YOUR INSTRUCTIONS = Can you copy out the data exactly? Leave the images out.

SOURCE MATERIAL =
- - - - -

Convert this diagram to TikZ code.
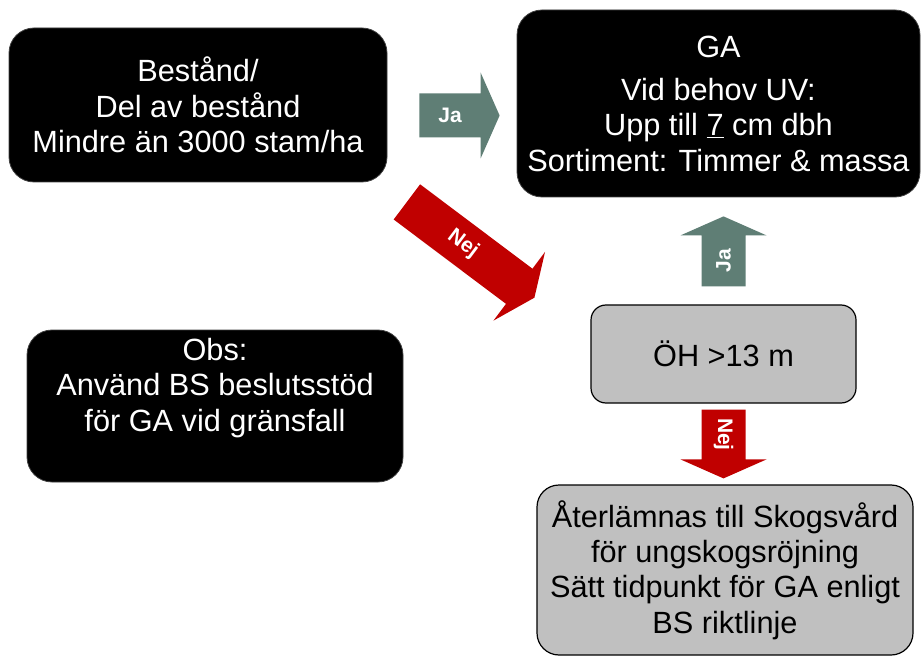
\documentclass[tikz,border=0pt]{standalone}
\usepackage{fontspec}
\setmainfont{Liberation Sans}
\usetikzlibrary{calc}
\definecolor{jagreen}{RGB}{95,126,117}
\definecolor{nejred}{RGB}{192,0,0}
\definecolor{boxgray}{RGB}{192,192,192}
\newcommand{\mainfnt}{\fontsize{30.7}{35.3}\selectfont}
\tikzset{
  darkbox/.style={draw=black!75, line width=0.8pt, fill=black, text=white, rounded corners=25pt, align=center, font=\mainfnt, inner sep=0pt},
  graybox/.style={draw=black, line width=1.2pt, fill=boxgray, text=black, align=center, font=\mainfnt, inner sep=0pt},
  boxtext/.style={text=white, align=center, font=\mainfnt, inner sep=0pt},
  arrowlabel/.style={text=white, font=\bfseries\fontsize{21}{23}\selectfont, transform shape, inner sep=0pt}
}
% block arrow from #1 (tail centre) to #2 (tip), colour #3, label #4
\newcommand{\blockarrow}[4]{%
  \path (#1); \pgfgetlastxy{\BAax}{\BAay}%
  \path (#2); \pgfgetlastxy{\BAbx}{\BAby}%
  \pgfmathsetmacro\BAang{atan2(\BAby-\BAay,\BAbx-\BAax)}%
  \pgfmathsetmacro\BAlen{veclen(\BAbx-\BAax,\BAby-\BAay)}%
  \pgfmathsetmacro\BAbase{\BAlen-19}%
  \pgfmathsetmacro\BAmid{\BAbase/2}%
  \begin{scope}[shift={(\BAax,\BAay)},rotate=\BAang]
    \fill[#3] (0,-22) -- (\BAbase,-22) -- (\BAbase,-43) -- (\BAlen,0) -- (\BAbase,43) -- (\BAbase,22) -- (0,22) -- cycle;
    \node[arrowlabel] at (\BAmid,0) {#4};
  \end{scope}%
}
\begin{document}
\begin{tikzpicture}[x=1pt,y=1pt]
\useasboundingbox (0,0) rectangle (921,657);
\fill[white] (0,0) rectangle (921,657);

\node[darkbox, minimum width=378pt, minimum height=154pt] (stand) at (198,552)
  {Bestånd/\\Del av bestånd\\Mindre än 3000 stam/ha};
\node[darkbox, minimum width=403pt, minimum height=187pt] (ga) at (718.5,553.5)
  {GA\\[8pt]Vid behov UV:\\Upp till \underline{7} cm dbh\\Sortiment: Timmer \& massa};
\node[darkbox, minimum width=376pt, minimum height=152pt] (obs) at (215,251) {};
\node[boxtext] (obstext) at ($(obs.center)+(0,18)$)
  {Obs:\\Använd BS beslutsstöd\\för GA vid gränsfall};
\node[graybox, rounded corners=15pt, minimum width=265pt, minimum height=98pt] (oh) at (723.5,303)
  {ÖH >13 m};
\node[graybox, rounded corners=22pt, minimum width=376pt, minimum height=170pt] (ret) at (725,87)
  {Återlämnas till Skogsvård\\för ungskogsröjning\\Sätt tidpunkt för GA enligt\\BS riktlinje};

\coordinate (jaS) at ($(stand.east)+(32,-10.5)$);
\coordinate (jaE) at ($(ga.west)+(-17,-12)$);
\coordinate (ja2S) at ($(oh.north)+(0,18)$);
\coordinate (ja2E) at ($(oh.north |- ga.south)+(0,-19)$);
\coordinate (nej2S) at ($(oh.south)+(0,-6)$);
\coordinate (nej2E) at ($(oh.south |- ret.north)+(0,6)$);
\coordinate (nejS) at ($(stand.south east)+(19.5,-19.5)$);
\coordinate (nejE) at ($(oh.north west)+(-56,6.7)$);

\blockarrow{jaS}{jaE}{jagreen}{Ja}
\blockarrow{ja2S}{ja2E}{jagreen}{Ja}
\blockarrow{nejS}{nejE}{nejred}{Nej}
\blockarrow{nej2S}{nej2E}{nejred}{Nej}
\end{tikzpicture}
\end{document}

- - - - -

RESPONSE TO THE TASK =
Convert this diagram to TikZ code.
\documentclass[tikz,border=0pt]{standalone}
\usepackage{fontspec}
\setmainfont{Liberation Sans}
\usetikzlibrary{calc}
\definecolor{jagreen}{RGB}{95,126,117}
\definecolor{nejred}{RGB}{192,0,0}
\definecolor{boxgray}{RGB}{192,192,192}
\newcommand{\mainfnt}{\fontsize{30.7}{35.3}\selectfont}
\tikzset{
  darkbox/.style={draw=black!75, line width=0.8pt, fill=black, text=white, rounded corners=25pt, align=center, font=\mainfnt, inner sep=0pt},
  graybox/.style={draw=black, line width=1.2pt, fill=boxgray, text=black, align=center, font=\mainfnt, inner sep=0pt},
  boxtext/.style={text=white, align=center, font=\mainfnt, inner sep=0pt},
  arrowlabel/.style={text=white, font=\bfseries\fontsize{21}{23}\selectfont, transform shape, inner sep=0pt}
}
% block arrow from #1 (tail centre) to #2 (tip), colour #3, label #4
\newcommand{\blockarrow}[4]{%
  \path (#1); \pgfgetlastxy{\BAax}{\BAay}%
  \path (#2); \pgfgetlastxy{\BAbx}{\BAby}%
  \pgfmathsetmacro\BAang{atan2(\BAby-\BAay,\BAbx-\BAax)}%
  \pgfmathsetmacro\BAlen{veclen(\BAbx-\BAax,\BAby-\BAay)}%
  \pgfmathsetmacro\BAbase{\BAlen-19}%
  \pgfmathsetmacro\BAmid{\BAbase/2}%
  \begin{scope}[shift={(\BAax,\BAay)},rotate=\BAang]
    \fill[#3] (0,-22) -- (\BAbase,-22) -- (\BAbase,-43) -- (\BAlen,0) -- (\BAbase,43) -- (\BAbase,22) -- (0,22) -- cycle;
    \node[arrowlabel] at (\BAmid,0) {#4};
  \end{scope}%
}
\begin{document}
\begin{tikzpicture}[x=1pt,y=1pt]
\useasboundingbox (0,0) rectangle (921,657);
\fill[white] (0,0) rectangle (921,657);

\node[darkbox, minimum width=378pt, minimum height=154pt] (stand) at (198,552)
  {Bestånd/\\Del av bestånd\\Mindre än 3000 stam/ha};
\node[darkbox, minimum width=403pt, minimum height=187pt] (ga) at (718.5,553.5)
  {GA\\[8pt]Vid behov UV:\\Upp till \underline{7} cm dbh\\Sortiment: Timmer \& massa};
\node[darkbox, minimum width=376pt, minimum height=152pt] (obs) at (215,251) {};
\node[boxtext] (obstext) at ($(obs.center)+(0,18)$)
  {Obs:\\Använd BS beslutsstöd\\för GA vid gränsfall};
\node[graybox, rounded corners=15pt, minimum width=265pt, minimum height=98pt] (oh) at (723.5,303)
  {ÖH >13 m};
\node[graybox, rounded corners=22pt, minimum width=376pt, minimum height=170pt] (ret) at (725,87)
  {Återlämnas till Skogsvård\\för ungskogsröjning\\Sätt tidpunkt för GA enligt\\BS riktlinje};

\coordinate (jaS) at ($(stand.east)+(32,-10.5)$);
\coordinate (jaE) at ($(ga.west)+(-17,-12)$);
\coordinate (ja2S) at ($(oh.north)+(0,18)$);
\coordinate (ja2E) at ($(oh.north |- ga.south)+(0,-19)$);
\coordinate (nej2S) at ($(oh.south)+(0,-6)$);
\coordinate (nej2E) at ($(oh.south |- ret.north)+(0,6)$);
\coordinate (nejS) at ($(stand.south east)+(19.5,-19.5)$);
\coordinate (nejE) at ($(oh.north west)+(-56,6.7)$);

\blockarrow{jaS}{jaE}{jagreen}{Ja}
\blockarrow{ja2S}{ja2E}{jagreen}{Ja}
\blockarrow{nejS}{nejE}{nejred}{Nej}
\blockarrow{nej2S}{nej2E}{nejred}{Nej}
\end{tikzpicture}
\end{document}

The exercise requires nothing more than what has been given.